The Deeply Formed Life: Racial Reconciliation in a Fractured World

 Name the wall:
What does race have to do with the gospel? Everything! We see evidence of tensions around ethnicity (more on that in a moment)  in Galatians 2:11-21. Paul confronted Peter because he was not living in line with the gospel and would show ethnic prejudice against Gentiles when Jews were present.  Paul called him out for not living into the multi-ethnic vision and will of God and showing favoritism toward one group of people over another when they were all equal in the eyes of God.

Side note: Sociologists use the term multi-ethnic when no one ethnic group makes up more than 80% of the congregation (only 2.5% Protestant churches are technically multi-ethnic). But we are called to be and do more - we are called to be peacemakers by moving toward reconciliation. We have to name walls that divide us, and tear those walls down in the name of Jesus. Paul names the “wall of hostility” (Eph 2) as racial prejudice and states the gospel tears it down.

What do we mean when we talk about race? 
(Disclaimer -  there can be a lot of emotions when we hear the word race.  We have all related to race in different ways, some might feel sad, overwhelmed, angry, while others may have a positive view of their race or racial experiences. Embrace the tension and acknowledge that this is a loaded word with entire histories contained in them.) Ethnicity refers to common language, history, culture. Race is a social construct based on skin color to give some people inherent value to some and not to others.

Have you ever thought about where the term "white" came from? There was a time when “white people” weren’t white people (they were German, Russian, French, British, Italian etc). Racial difference in U.S. History was created as a necessary construct to justify slavery of African Americans and annihilation of Native Americans. Some were seen as superior and others inferior; some were human and others were less than human. Thus was born the ideology of race.

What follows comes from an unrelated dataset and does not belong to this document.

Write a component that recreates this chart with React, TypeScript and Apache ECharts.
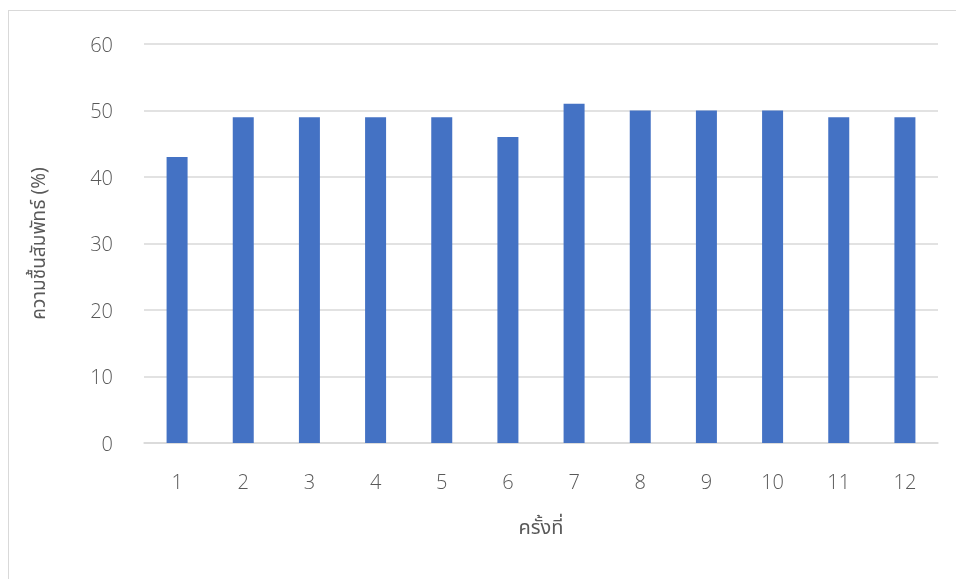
import React, { useEffect, useRef } from "react";
import * as echarts from "echarts";

// ครั้งที่ (measurement round) and relative humidity (%)
const rounds = ["1", "2", "3", "4", "5", "6", "7", "8", "9", "10", "11", "12"];
const humidity = [43, 49, 49, 49, 49, 46, 51, 50, 50, 50, 49, 49];
const yTicks = [0, 10, 20, 30, 40, 50, 60];

const yTitle = "ความชื้นสัมพัทธ์ (%)";
const xTitle = "ครั้งที่";

const NUM_FONT = "'Open Sans', 'Noto Sans', sans-serif";
const THAI_FONT = "'Noto Sans', 'Noto Sans Thai', 'Open Sans', sans-serif";
const TEXT = "#595959";

export default function App() {
  const ref = useRef<HTMLDivElement>(null);

  useEffect(() => {
    if (!ref.current) return;
    const chart = echarts.init(ref.current, null, { renderer: "svg" });
    chart.setOption({
      animation: false,
      backgroundColor: "transparent",
      textStyle: { fontFamily: THAI_FONT },
      grid: { left: 144, right: 18, top: 44, bottom: 136, containLabel: false },
      xAxis: {
        type: "category",
        data: rounds,
        axisLine: { show: true, lineStyle: { color: "#d9d9d9", width: 1.5 } },
        axisTick: { show: false },
        axisLabel: { color: TEXT, fontSize: 20, fontWeight: 300, margin: 28, fontFamily: NUM_FONT },
        name: xTitle,
        nameLocation: "middle",
        nameGap: 73,
        nameTextStyle: { color: TEXT, fontSize: 20, fontWeight: "normal", fontFamily: THAI_FONT },
      },
      yAxis: {
        type: "value",
        min: yTicks[0],
        max: yTicks[yTicks.length - 1],
        interval: 10,
        axisLine: { show: false },
        axisTick: { show: false },
        splitLine: { lineStyle: { color: "#d9d9d9", width: 1.5 } },
        axisLabel: { color: TEXT, fontSize: 20, fontWeight: 300, margin: 31, fontFamily: NUM_FONT },
        name: yTitle,
        nameLocation: "middle",
        nameGap: 97,
        nameRotate: 90,
        nameTextStyle: { color: TEXT, fontSize: 19, fontWeight: "normal", fontFamily: THAI_FONT },
      },
      series: [
        {
          type: "bar",
          data: humidity,
          barWidth: 21,
          itemStyle: { color: "#4472c4" },
        },
      ],
    });
    return () => chart.dispose();
  }, []);

  return (
    <>
      <div
        style={{
          position: "fixed",
          left: 8,
          top: 10,
          width: 960,
          height: 580,
          borderLeft: "1.5px solid #d9d9d9",
          borderTop: "1.5px solid #d9d9d9",
          boxSizing: "border-box",
        }}
      />
      <div
        ref={ref}
        style={{ position: "fixed", left: 0, top: 0, width: 956, height: 579 }}
      />
    </>
  );
}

We see this ideology show up in official government documents that are considered the bedrock of our country. Declaration of Independence states “All men are created equal...” but then states that the inhabitants of our frontiers were merciless Indian savages who stood in the way of western expansion.  How else can you wipe out a whole people-group? How else do you justify enslaving people based on their skin color? The Constitution states that slaves were considered 3/5 human. Also, the legal principle of the “one-drop rule” codified slavery as a social caste system and later justified segregation.

When we talk about race, we are talking about an ideology that is embedded in our way of life that we can’t even see - it’s the air we breathe. Racism, then, is a system of advantage based on race. We can’t get around it.

Let’s step back and name this wall in American history (that is still present today). It lives IN us and all AROUND us. Some of us see it more clearly for what it is than others (especially if you have negative experiences based on your race), but we all have blind spots to how racism is present today.  And some of us, who think we are 'woke', are quick to point the finger at others before examining our inner thought lives and actions and seeing how they perpetuate these racial problems. So first, let’s name our history, acknowledge our past. Transformation in our communities and ourselves cannot happen without naming it, confessing it, and breaking free from its power. "Not everything that is faced can be changed, but nothing can be changed until it is faced." - James Baldwin.

Breaking down the wall: we have work to do and that work begins in us, but must not stop there.  We have to change not just for ourselves, but for those around us. Christ destroyed the barrier between people groups and desires for ALL to know him, to be united under him, and to have peace. (Ephesian 12:14-16)  There is no unity or peace when we prop up these barriers that divide us.

There is a time for action and even outrage at the systems that are still present and oppressive.  We need to name these things and seek to fight against racism in our nation, our communities and our church...but that starts with us. So how are you being deeply formed, how are your attitudes around race and racism being formed?  Are you seeking to break down dividing walls and pursuing reconciliation and unity? Or are you content with the way things are and turn a blind eye to what you see?  Perhaps you are very aware and that awareness fills you with rage instead of peace. This is deeply challenging work, and God must be at the center of it.  So invite him in, let him reveal the areas where you have more work to do. And follow his lead as you pursue genuine, lasting peace through unity in him.